865(XLII) Global Financial and Economic Crises

The Conference of Ministers,

Recalling the Communiqué on the financial crisis issued by African Ministers of Finance and Planning and Governors of Central Banks in Tunis, Tunisia, on 12 November 2008,

Recalling also the communiqué issued by the committee of Ten African Ministers of Finance and Planning and Governors of Central Banks in Cape town, South Africa on 16 January 2009;

Recalling further AU Heads of State declaration Assembly AUDecl.2XII on the international financial crisis issued at the Twelfth Ordinary Session of the Assembly of the African Union held in Addis Ababa, Ethiopia, from 1 to 3 February 2009;

Deeply concerned about the adverse effects of the global financial crisis on trade, private capital flows, remittances, Official Development Assistance flows and growth as well as the ability of African countries to meet the Millennium Development Goals by the 2015 target date.

Recognizingthat the financial and economic turmoil is a global crisis and requires a coordinated response that takes into account differences in national capacity to adopt countercyclical policies and to tackle systemic flows in the global financial system while promoting job creation, and providing social protection.

Taking note of the outcome of the G-20 Summit held in London on 2 April 2009.

  1. Welcomes the G-20 invitation of Africa to the London Summit and requests for continued African representation in future meetings of the group as well as adequate voice and representation of the region in all global economic forums on reform of  the international financial architecture and in development finance institutions, such as the world Bank and the International Monetary Fund, that make decisions affecting the lives of its peoples;
  2. Welcomes also the proposal of the president of the General Assembly to organize a high-level meeting on the global financial and economic crisis on 26 and 27 June 2009 and requests African countries to participate at the appropriate level;
  3. Urges advanced countries to intensify efforts to boost global demand, restore stability in financial markets, strengthen financial system regulation, and unlock credit markets to increase prospects for global recovery as well as ensure that the financial crisis does not erode the tremendous gains in economic and social performance made by several  African countries in recent years;
  4. Urges the AUC and ECA to explore debt standstill and debt restructuring arrangements in consultation with the World Bank, the IMF and developed countries;
  5. Calls upon donors to fulfil their commitments to Africa on scaling-up aid and improving aid effectiveness as reflected in the outcomes of the Monterrey Consensus, the G-8 Africa Action Plan, the Gleneagles Summit, the Paris Declaration and the Accra Agenda for Action;
  6. Encourages African countries to take appropriate action to cushion the impact of the financial crisis on vulnerable groups and prevent the financial crisis from becoming a humanitarian crisis in the region.
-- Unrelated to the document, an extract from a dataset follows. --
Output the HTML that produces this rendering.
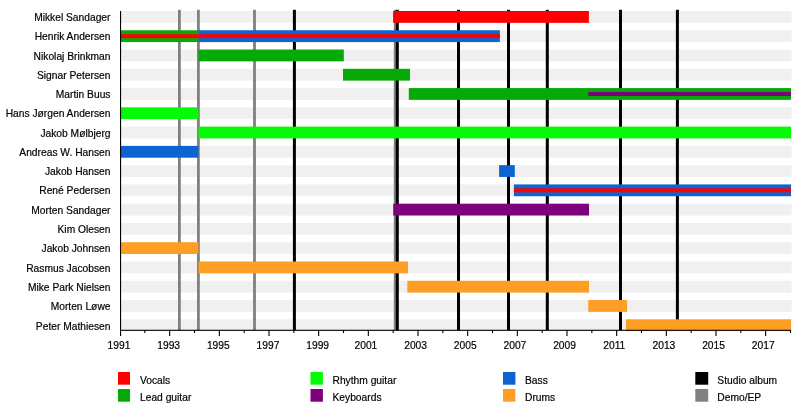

In this regard, efforts should be made to support social protection programmes as well as increase investment in infrastructure, health and education, which are critical to success in diversifying the production and export structure in African economies;
  7. Requests multilateral and regional development-finance institutions to increase the quantity as well as access to unconditional financing for Africa, support countercyclical domestic policies, and respond more flexibly to the needs of African countries to allow them to weather the global slowdown;
  8. Urges African governments to deepen economic reforms and to refrain from imposing new restrictions on trade and investment in response to the crisis to avoid reversing the progress made in economic management and governance that have contributed significantly to the recent improvement in macroeconomic performance in the region;
  9. Encourages African governments to remove all obstacles to intra-African trade, harmonize trade policies and regulations, and fast-track regional integration to reduce susceptibility to external shocks and lay a solid foundation for sustained economic growth.